(begin)

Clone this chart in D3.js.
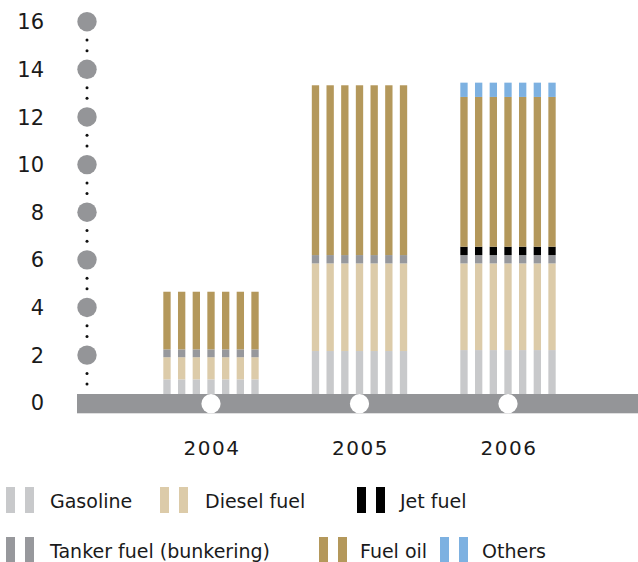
<!DOCTYPE html>
<html>
<head>
<meta charset="utf-8">
<script src="https://cdn.jsdelivr.net/npm/d3@7"></script>
<style>
  html, body { margin: 0; padding: 0; background: #fff; }
  svg { display: block; }
  text { font-family: "DejaVu Sans", Roboto, sans-serif; fill: #1a1a1a; }
</style>
</head>
<body>
<script>
// Oil product volumes by year, stacked from the bottom up
const years = ["2004", "2005", "2006"];
const fuels = ["Gasoline", "Diesel fuel", "Tanker fuel (bunkering)", "Jet fuel", "Fuel oil", "Others"];
const gasoline = [0.98, 2.17, 2.21];
const diesel   = [0.93, 3.68, 3.64];
const tanker   = [0.33, 0.35, 0.35];
const jet      = [0.00, 0.00, 0.35];
const fuelOil  = [2.42, 7.13, 6.29];
const others   = [0.00, 0.00, 0.60];
const yTicks   = [0, 2, 4, 6, 8, 10, 12, 14, 16];
// legend reading order: first row, then second row
const legendOrder = ["Gasoline", "Diesel fuel", "Jet fuel", "Tanker fuel (bunkering)", "Fuel oil", "Others"];

const seriesValues = [gasoline, diesel, tanker, jet, fuelOil, others];
const colors = ["#c8c9cb", "#dccba9", "#97989c", "#000000", "#b4985b", "#7db1e1"];

const W = 638, H = 562;
const svg = d3.select("body").append("svg").attr("width", W).attr("height", H);

const y = d3.scaleLinear().domain([0, 16]).range([402.7, 21.7]);
const x = d3.scaleBand().domain(years).range([136.75, 582.25]).padding(0);
// each year is drawn as a row of seven identical thin columns
const copies = d3.range(7);
const xi = d3.scaleBand().domain(copies).range([-51.35, 51.35]).paddingInner(0.5).paddingOuter(0.25);

const rows = years.map((yr, i) => {
  const r = { year: yr };
  fuels.forEach((f, k) => r[f] = seriesValues[k][i]);
  return r;
});
const stack = d3.stack().keys(fuels)(rows);
const color = d3.scaleOrdinal().domain(fuels).range(colors);

// stacked columns
const layers = svg.append("g").selectAll("g").data(stack).join("g").attr("fill", d => color(d.key));
layers.each(function (layer) {
  const segs = layer.filter(s => s[1] - s[0] > 0);
  d3.select(this).selectAll("g").data(segs).join("g")
    .attr("transform", s => `translate(${x(s.data.year) + x.bandwidth() / 2},0)`)
    .selectAll("rect").data(s => copies.map(c => ({ s, c }))).join("rect")
    .attr("x", d => xi(d.c))
    .attr("width", xi.bandwidth())
    .attr("y", d => y(d.s[1]))
    .attr("height", d => y(d.s[0]) - y(d.s[1]));
});

// baseline band with year markers
svg.append("rect").attr("x", 77).attr("y", 394).attr("width", W - 77).attr("height", 19.3).attr("fill", "#949598");
svg.append("g").selectAll("circle").data(years).join("circle")
  .attr("cx", d => x(d) + x.bandwidth() / 2).attr("cy", 403.7).attr("r", 9.6).attr("fill", "#fff");

// y axis: grey discs at ticks, dotted guide between them
const axisX = 87;
const axis = svg.append("g");
axis.selectAll("circle.tick").data(yTicks.filter(v => v > 0)).join("circle")
  .attr("class", "tick").attr("cx", axisX).attr("cy", v => y(v)).attr("r", 9.7).attr("fill", "#949598");
const dots = [];
yTicks.filter(v => v > 0).forEach(v => { dots.push(y(v) + 18.3, y(v) + 29); });
axis.selectAll("circle.dot").data(dots).join("circle")
  .attr("class", "dot").attr("cx", axisX).attr("cy", d => d).attr("r", 1.5).attr("fill", "#111");
axis.selectAll("text").data(yTicks).join("text")
  .attr("x", 44).attr("y", v => y(v)).attr("dy", "0.36em")
  .attr("text-anchor", "end").attr("font-size", 21)
  .text(d => d);

// year labels
svg.append("g").selectAll("text").data(years).join("text")
  .attr("x", d => x(d) + x.bandwidth() / 2 + 1).attr("y", 455)
  .attr("text-anchor", "middle").attr("font-size", 20).attr("letter-spacing", 1.5).text(d => d);

// legend
const legendPos = [[6, 487], [160, 487], [357, 487], [6, 537], [319, 537], [440, 537]];
const textOffset = [44, 45, 43, 44, 41, 42];
const lg = svg.append("g").selectAll("g").data(legendOrder).join("g")
  .attr("transform", (d, i) => `translate(${legendPos[i][0]},${legendPos[i][1]})`);
lg.selectAll("rect").data(d => [0, 19].map(o => ({ d, o }))).join("rect")
  .attr("x", e => e.o).attr("y", 0).attr("width", 9).attr("height", 26)
  .attr("fill", e => color(e.d));
lg.append("text").attr("x", (d, i) => textOffset[i]).attr("y", 21)
  .attr("font-size", 19).text(d => d);
</script>
</body>
</html>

(end)

- WHAT THE TASK REQUIRES -
Each line containing "this" counts once; state the total number of such lines and nothing else.

- ANSWER TO THE TASK -
2